さらに、学期末ごとに通知表によって音楽を「評価される教科」にしてしまったことで、多くの子どもにとってクラシック音楽は「堅苦しくて退屈な教科」の一つとなりがちでした。鑑賞の評価は、まさに作文力の評価になっていました。
3. 大衆音楽の日本的展開(歌謡曲、J-POP、アニソンなど)
昭和期の歌謡曲から、1990年代のJ-POP、2000年代以降のアニメソング・ボカロ文化に至るまで、日本独自の「感情に訴える大衆音楽」が発展しました。これらの音楽は若者にとっては「日常」や「アイデンティティ」と直結しており、形式や歴史を重んじるクラシック音楽との差が鮮明になりました。
4. 音楽鑑賞の「敷居の高さ」
クラシックコンサートは服装・マナー・費用の面で敷居が高く、若者が気軽に足を運びづらいのも事実です。友人同士でライブハウスに行くようなカジュアルな音楽体験とは対照的で、「ひとりで静かに座って聴く音楽」という形式も、若者文化との間に乖離を生んでいます。
(4)近年の再接近と希望の兆し
1. アニメ・ゲーム音楽とクラシックの融合
たとえば「のだめカンタービレ」や「響け!ユーフォニアム」など、クラシック音楽や吹奏楽を題材にした作品が若年層の関心を集めました。また、『ドラゴンクエスト』や『ファイナルファンタジー』のオーケストラコンサートも、クラシック音楽を間接的に体験する機会になっています。

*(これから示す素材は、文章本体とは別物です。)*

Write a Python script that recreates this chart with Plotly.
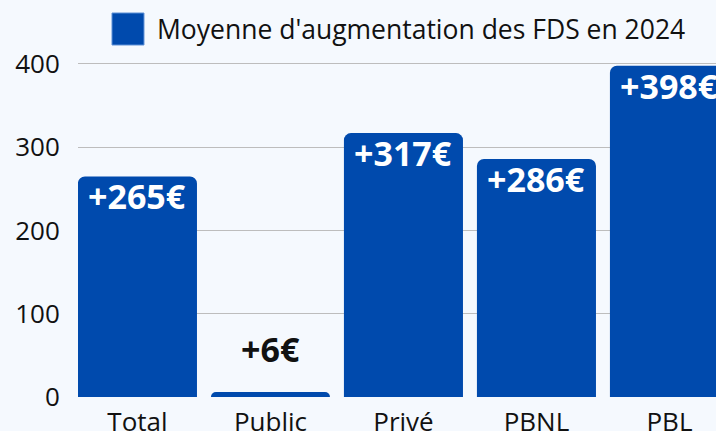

2. YouTubeやSNSでのクラシック演奏家の台頭
ピアニストの反田恭平や角野隼斗(かてぃん)や牛田智大など、SNS世代に支持されるクラシック系アーティストも登場しています。彼らは演奏だけでなく、トーク・ビジュアル・編集などで若者との距離を縮め、クラシックの新しい入り口を作っています。
結論:クラシック離れは「終わり」ではなく「転換期」
日本における若者のクラシック音楽離れは、単なる「人気の低下」ではなく、「文化的意義の再編成」と見るべきです。
若者にとってクラシックは、もはや「共通知識」ではなく「一部の人が深く愛する専門的な文化」として位置づけられつつありますが、逆に言えばそのぶん、自発的・選択的な熱量の高いファン層も生まれていると考えた方がよいでしょう。